Appellant objected to several remarks made by the State's attorney in his closing argument, but we think any possible error was cured by the court's cautionary instructions to the jury. The Court instructed the jury not to consider certain statements the State's attorney had made. In the case of Hicks v. State, 193 Ark. 46, 97 S.W.2d 900, 901, where a similar situation arose this Court said: "* * * the Court excluded the statement of the prosecuting attorney made in argument and told the jury not to consider the other case in any manner whatsoever.
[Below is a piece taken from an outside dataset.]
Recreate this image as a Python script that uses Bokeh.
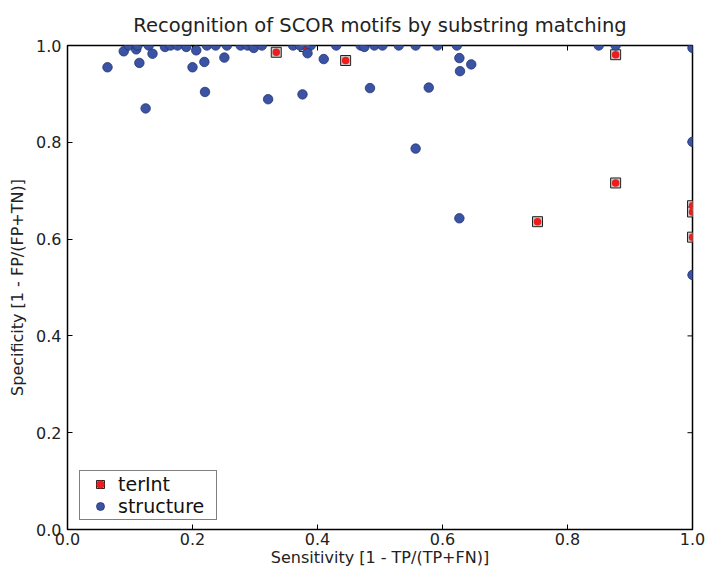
from bokeh.plotting import figure
from bokeh.models import (Range1d, FixedTicker, PrintfTickFormatter,
                          Legend, LegendItem, Title)
from bokeh.embed import file_html
from bokeh.resources import INLINE

# Motifs labelled "structure": (sensitivity, specificity)
struct_x = [0.064, 0.090, 0.098, 0.110, 0.112, 0.115, 0.130, 0.136, 0.125, 0.156,
            0.165, 0.176, 0.190, 0.206, 0.200, 0.219, 0.220, 0.223, 0.237, 0.255,
            0.251, 0.277, 0.288, 0.298, 0.311, 0.321, 0.361, 0.372, 0.389, 0.384,
            0.376, 0.410, 0.430, 0.469, 0.475, 0.484, 0.491, 0.504, 0.530, 0.557,
            0.578, 0.592, 0.623, 0.627, 0.628, 0.646, 0.557, 0.627, 0.850, 0.877,
            1.000, 1.000, 1.000]
struct_y = [0.955, 0.988, 1.000, 0.992, 1.000, 0.964, 1.000, 0.983, 0.870, 0.997,
            1.000, 1.000, 0.997, 0.990, 0.955, 0.966, 0.904, 1.000, 1.000, 1.000,
            0.975, 1.000, 1.000, 0.995, 1.000, 0.889, 1.000, 1.000, 1.000, 0.984,
            0.899, 0.972, 1.000, 1.000, 0.997, 0.912, 1.000, 1.000, 1.000, 1.000,
            0.913, 1.000, 1.000, 0.974, 0.947, 0.961, 0.787, 0.643, 1.000, 1.000,
            0.995, 0.801, 0.526]

# Motifs labelled "terInt"
terint_x = [0.334, 0.379, 0.445, 0.752, 0.877, 0.877, 1.000, 1.000, 1.000]
terint_y = [0.986, 0.998, 0.969, 0.636, 0.716, 0.981, 0.669, 0.656, 0.604]

ticks = [0.0, 0.2, 0.4, 0.6, 0.8, 1.0]

FONT = "DejaVu Sans"
W, H = 707, 570
LEFT, RIGHT, TOP, BOTTOM = 67, 15, 45, 41
FRAME_W = W - LEFT - RIGHT
FRAME_H = H - TOP - BOTTOM
TICK_PX = 5

p = figure(width=W, height=H, output_backend="svg", toolbar_location=None,
           x_range=Range1d(0, 1), y_range=Range1d(0, 1),
           min_border_left=LEFT, min_border_right=RIGHT, min_border_top=TOP,
           min_border_bottom=BOTTOM, title=None, background_fill_color="white",
           border_fill_color="white")

p.add_layout(Title(text="Recognition of SCOR motifs by substring matching",
                   align="center", text_font=FONT, text_font_size="19.5px",
                   text_font_style="normal", text_color="#222222",
                   offset=0, standoff=18), "above")

p.xgrid.visible = False
p.ygrid.visible = False
p.outline_line_color = "black"
p.outline_line_width = 1.5
p.outline_line_alpha = 1.0

for ax in (p.xaxis[0], p.yaxis[0]):
    ax.ticker = FixedTicker(ticks=ticks)
    ax.formatter = PrintfTickFormatter(format="%.1f")
    ax.axis_line_color = None
    ax.major_tick_in = TICK_PX
    ax.major_tick_out = 0
    ax.major_tick_line_color = "black"
    ax.minor_tick_line_color = None
    ax.major_label_text_font = FONT
    ax.major_label_text_font_size = "16px"
    ax.major_label_text_color = "#222222"
    ax.axis_label_text_font = FONT
    ax.axis_label_text_font_size = "16px"
    ax.axis_label_text_font_style = "normal"
    ax.axis_label_text_color = "#222222"

p.xaxis[0].axis_label = "Sensitivity [1 - TP/(TP+FN)]"
p.xaxis[0].major_label_standoff = 3
p.xaxis[0].axis_label_standoff = 0
p.yaxis[0].axis_label = "Specificity [1 - FP/(FP+TN)]"
p.yaxis[0].major_label_standoff = 6
p.yaxis[0].axis_label_standoff = 6

# inward ticks along the top and right edges of the frame
dy = TICK_PX / FRAME_H
dx = TICK_PX / FRAME_W
p.segment(x0=ticks, y0=[1.0] * len(ticks), x1=ticks, y1=[1.0 - dy] * len(ticks),
          line_color="black", line_width=1)
p.segment(x0=[1.0] * len(ticks), y0=ticks, x1=[1.0 - dx] * len(ticks), y1=ticks,
          line_color="black", line_width=1)

# terInt: dark-edged square with a red dot inside
sq = p.scatter(terint_x, terint_y, marker="square", size=10,
               fill_color="#c8c8c8", line_color="#222222", line_width=1)
dot = p.scatter(terint_x, terint_y, marker="circle", size=7.5,
                fill_color="#ee1c1c", line_color=None)

# structure: blue circles
st = p.scatter(struct_x, struct_y, marker="circle", size=9.5,
               fill_color="#3a53a4", line_color="#243470", line_width=0.8)

legend = Legend(items=[LegendItem(label="terInt", renderers=[sq, dot]),
                       LegendItem(label="structure", renderers=[st])],
                location=(12, 9), border_line_color="black", border_line_width=1,
                label_text_font=FONT, label_text_font_size="19px",
                label_text_color="#111111", padding=2, spacing=0,
                glyph_width=36, glyph_height=20, label_height=20,
                label_width=96, label_standoff=0, margin=0,
                background_fill_alpha=1)
p.add_layout(legend, "center")

open("out.html", "w").write(file_html(p, INLINE))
No error was committed in refusing to declare a mistrial, as we are of the opinion that, assuming the remark made in argument was improper, the instruction of the court that the jury was not to consider it in any manner whatsoever had the effect of removing any prejudice that might otherwise have been caused thereby." We have carefully examined the statements made in this case by the State's attorney and we think any possible error was cured by the Court's instructions.
Finally, appellant argues that the cause should be reversed because of the alleged error committed by the trial court in refusing to give appellant's Requested Instruction No. 1 which reads as follows: "Even if you should find one of the defendants had, on some prior occasion to that mentioned in the information as having occurred March 23, 1959, had intercourse with the prosecutrix and that she was under 16 years of age, you would still not be justified in convicting for carnal abuse on any such prior occasion." We think this instruction was properly refused because our search of the record fails to reveal any basis for the giving of such instruction, and appellant has not called our attention to any. This Court has uniformly held that where the evidence does not support an instruction it should be refused. See Sims v. State, 171 Ark. 799, 286 S.W. 981; Withem v. State, 175 Ark. 453, 299 S.W. 739; Smith v. State, 192 Ark. 967, 96 S.W.2d 1; and Smith v. State, 213 Ark. 463, 210 S.W.2d 913.
Therefore, finding no reversible error the judgment of the trial court should be, and it is hereby, affirmed.